The Federal Government has begun to intensify effort to ensure that the European Union (EU) lift the suspension placed on exportation of beans from Nigeria.
This was disclosed on the 25th December, 2014 at the Kano workshop organised by the Nigeria Agricultural Quarantine Service (NAQS), for beans farmers extension workers and others stakeholders to educate them on the best global practices to meet export standard.
The Coordinating Director, NAQS, Dr. Vincent Isegbe told the gathering that there was an urgent need for collaboration of all stakeholder to prevent the extension of the suspension placed on Nigeria’s beans beyond 2016.
He said if farmers do not sell, they will not be encouraged to produce more. ‘Yes! If farmers do not sell, they will not be encouraged to produce and if they do not produce, the merchants will not have what to sell.
Dr, Isegbe further said if this was not looked into, the high revenue generated from this commodity will reduce and then poverty may likely set in.
Nigeria Agricultural Quarantine Service (NAQS), being an agency of Government responsible for certifying and ensuring that farmers who produce commodity for export have free exports to earn good income.
Dr. Vincent said; “it is our responsibility that this process is not truncated from the point of production to the point of export, it should be free and beneficial” he said that most farmers seek information from wrong Government agency and urged them to direct their challenges and enquiries to NAQS, the only statutory body that is allowed internationally to carry out the responsibility.
Also present at the workshop is the NAQS Head of Collaboration and Partnership, Mr. Nnamdi Onukwuba, who said the reason for suspension was as a result of high quantity of chemical used as pesticides in beans exported.
He said the EU has given Nigeria till June 30th, 2016 to put in place all measures to produce healthier beans for human consumption. Mr Onukwuba blamed the situation on the activities of the middle men who store the commodity with chemicals before export.
He said NAQS was setting up a system that would enable exporters to buy directly from the farmers as laboratory test had revealed that chemicals were very low at the farm level.
He said as soon as this system become operational, certificate will no longer be issue to exporters who buy from the open market.
Also present at the workshop is Mr Rashid Maggi, who is a beans exporter, who told our correspondent that if the ban continued, Nigerian beans farmers and merchants will be the ultimate losers. “My Brother, if the ban is extended, Nigerian farmers and merchants will be the ultimate losers”. Mr Maggi had said.
He challenged regulator to penalise defaulters, advised the NAQS to visit warehouses for random checks on agricultural produce set for export.

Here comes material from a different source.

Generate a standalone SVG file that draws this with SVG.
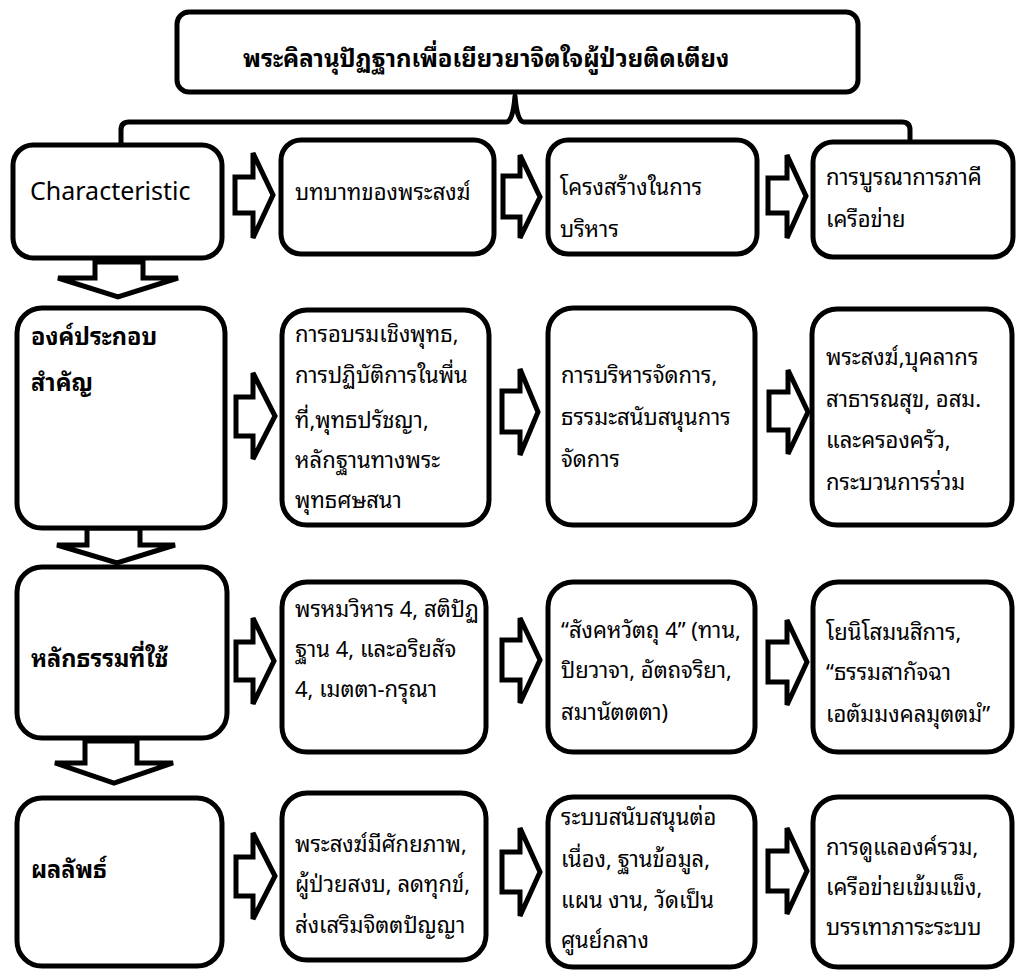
<svg xmlns="http://www.w3.org/2000/svg" width="1016" height="970" viewBox="0 0 1016 970">
<style>
.box{fill:#fff;stroke:#000;stroke-width:5}
.arr{fill:#fff;stroke:#000;stroke-width:5;stroke-linejoin:miter}
.brace{fill:none;stroke:#000;stroke-width:5;stroke-linejoin:round}
text{font-family:"Noto Sans Thai Looped","Noto Sans Thai","Noto Sans","DejaVu Sans",sans-serif;fill:#000}
.t{font-size:22px}
.h{font-size:23.5px;font-weight:bold}
.title{font-size:24px;font-weight:bold}
.en{font-family:"Noto Sans","Open Sans",sans-serif;font-size:25px}
</style>
<rect width="1016" height="970" fill="#fff"/>
<g id="title">
<rect class="box" x="177" y="12" width="681" height="80" rx="12"/>
<text class="title" x="243" y="67">พระคิลานุปัฏฐากเพื่อเยียวยาจิตใจผู้ป่วยติดเตียง</text>
</g>
<g id="connectors">
<path class="brace" d="M121,148 L121,130 Q121,122 129,122 L506,122 Q513,122 515,96 Q517,122 524,122 L902,122 Q910,122 910,130 L910,148"/>
<path class="arr" d="M235,177 L253,177 L253,153 L273,195 L253,238 L253,213 L235,213 Z"/>
<path class="arr" d="M503,176 L520,176 L520,155 L540,197 L520,238 L520,217 L503,217 Z"/>
<path class="arr" d="M768,178 L787,178 L787,155 L806,196 L787,238 L787,213 L768,213 Z"/>
<path class="arr" d="M236,397 L253,397 L253,373 L275,416 L253,459 L253,436 L236,436 Z"/>
<path class="arr" d="M502,391 L520,391 L520,369 L538,412 L520,455 L520,432 L502,432 Z"/>
<path class="arr" d="M769,392 L788,392 L788,370 L808,412 L788,454 L788,430 L769,430 Z"/>
<path class="arr" d="M236,642 L253,642 L253,618 L274,661 L253,704 L253,680 L236,680 Z"/>
<path class="arr" d="M502,640 L520,640 L520,618 L540,660 L520,703 L520,680 L502,680 Z"/>
<path class="arr" d="M768,642 L787,642 L787,620 L807,662 L787,705 L787,682 L768,682 Z"/>
<path class="arr" d="M236,857 L253,857 L253,833 L275,876 L253,919 L253,896 L236,896 Z"/>
<path class="arr" d="M502,852 L520,852 L520,828 L540,872 L520,916 L520,892 L502,892 Z"/>
<path class="arr" d="M768,851 L787,851 L787,828 L807,871 L787,914 L787,891 L768,891 Z"/>
<path class="arr" d="M95,262 L143,262 L143,278 L178,278 L118,297 L58,278 L95,278 Z"/>
<path class="arr" d="M87,528 L140,528 L140,545 L175,545 L117,563 L57,545 L87,545 Z"/>
<path class="arr" d="M85,741 L137,741 L137,763 L173,763 L114,783 L55,763 L85,763 Z"/>
</g>
<g id="r1c1">
<rect class="box" x="13" y="145" width="209" height="113" rx="20"/>
<text class="en" x="30" y="200">Characteristic</text>
</g>
<g id="r1c2">
<rect class="box" x="281" y="140" width="213" height="114" rx="20"/>
<text class="t" x="295" y="200">บทบาทของพระสงฆ์</text>
</g>
<g id="r1c3">
<rect class="box" x="548" y="140" width="209" height="114" rx="20"/>
<text class="t" x="560" y="195">โครงสร้างในการ</text>
<text class="t" x="560" y="237">บริหาร</text>
</g>
<g id="r1c4">
<rect class="box" x="813" y="142" width="200" height="115" rx="20"/>
<text class="t" x="826" y="185">การบูรณาการภาคี</text>
<text class="t" x="826" y="227">เครือข่าย</text>
</g>
<g id="r2c1">
<rect class="box" x="17" y="308" width="208" height="220" rx="25"/>
<text class="h" x="31" y="345">องค์ประกอบ</text>
<text class="h" x="31" y="391">สำคัญ</text>
</g>
<g id="r2c2">
<rect class="box" x="282" y="310" width="207" height="215" rx="25"/>
<text class="t" x="295" y="342">การอบรมเชิงพุทธ,</text>
<text class="t" x="295" y="383">การปฏิบัติการในพื่น</text>
<text class="t" x="295" y="428">ที่,พุทธปรัชญา,</text>
<text class="t" x="295" y="468">หลักฐานทางพระ</text>
<text class="t" x="295" y="508">พุทธศษสนา</text>
</g>
<g id="r2c3">
<rect class="box" x="548" y="308" width="207" height="217" rx="25"/>
<text class="t" x="561" y="383">การบริหารจัดการ,</text>
<text class="t" x="561" y="425">ธรรมะสนับสนุนการ</text>
<text class="t" x="561" y="467">จัดการ</text>
</g>
<g id="r2c4">
<rect class="box" x="812" y="309" width="200" height="216" rx="25"/>
<text class="t" x="826" y="365">พระสงฆ์,บุคลากร</text>
<text class="t" x="826" y="407">สาธารณสุข, อสม.</text>
<text class="t" x="826" y="448">และครองครัว,</text>
<text class="t" x="826" y="490">กระบวนการร่วม</text>
</g>
<g id="r3c1">
<rect class="box" x="17" y="567" width="210" height="171" rx="25"/>
<text class="h" x="31" y="667">หลักธรรมที่ใช้</text>
</g>
<g id="r3c2">
<rect class="box" x="282" y="582" width="204" height="170" rx="25"/>
<text class="t" x="295" y="617">พรหมวิหาร 4, สติปัฏ</text>
<text class="t" x="295" y="657">ฐาน 4, และอริยสัจ</text>
<text class="t" x="295" y="697">4, เมตตา-กรุณา</text>
</g>
<g id="r3c3">
<rect class="box" x="548" y="582" width="207" height="170" rx="25"/>
<text class="t" x="561" y="638">“สังคหวัตถุ 4” (ทาน,</text>
<text class="t" x="561" y="678">ปิยวาจา, อัตถจริยา,</text>
<text class="t" x="561" y="720">สมานัตตตา)</text>
</g>
<g id="r3c4">
<rect class="box" x="813" y="582" width="199" height="170" rx="25"/>
<text class="t" x="826" y="640">โยนิโสมนสิการ,</text>
<text class="t" x="826" y="680">“ธรรมสากัจฉา</text>
<text class="t" x="826" y="722">เอตัมมงคลมุตตมํ”</text>
</g>
<g id="r4c1">
<rect class="box" x="17" y="798" width="205" height="168" rx="25"/>
<text class="h" x="31" y="878">ผลลัพธ์</text>
</g>
<g id="r4c2">
<rect class="box" x="282" y="793" width="204" height="167" rx="25"/>
<text class="t" x="295" y="852">พระสงฆ์มีศักยภาพ,</text>
<text class="t" x="295" y="892">ผู้ป่วยสงบ, ลดทุกข์,</text>
<text class="t" x="295" y="933">ส่งเสริมจิตตปัญญา</text>
</g>
<g id="r4c3">
<rect class="box" x="548" y="797" width="207" height="170" rx="25"/>
<text class="t" x="561" y="825">ระบบสนับสนุนต่อ</text>
<text class="t" x="561" y="867">เนื่อง, ฐานข้อมูล,</text>
<text class="t" x="561" y="908">แผน งาน, วัดเป็น</text>
<text class="t" x="561" y="948">ศูนย์กลาง</text>
</g>
<g id="r4c4">
<rect class="box" x="813" y="797" width="199" height="170" rx="25"/>
<text class="t" x="826" y="855">การดูแลองค์รวม,</text>
<text class="t" x="826" y="895">เครือข่ายเข้มแข็ง,</text>
<text class="t" x="826" y="935">บรรเทาภาระระบบ</text>
</g>
</svg>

A farmer, Yusuf Muhammed said he was happy with the move of the NAQS as it was aimed at restoring hope for him and other farmers. He said beans farming are very profitable but if the ban is not lifted, they cannot produce, and also appealed to Government to support farmers with farm incentive at the right time.
Another beans farmer, Mr Rabiu Ibrahim also commended NAQS for the initiative to organise this kind of workshop that educate farmers on the best global practices.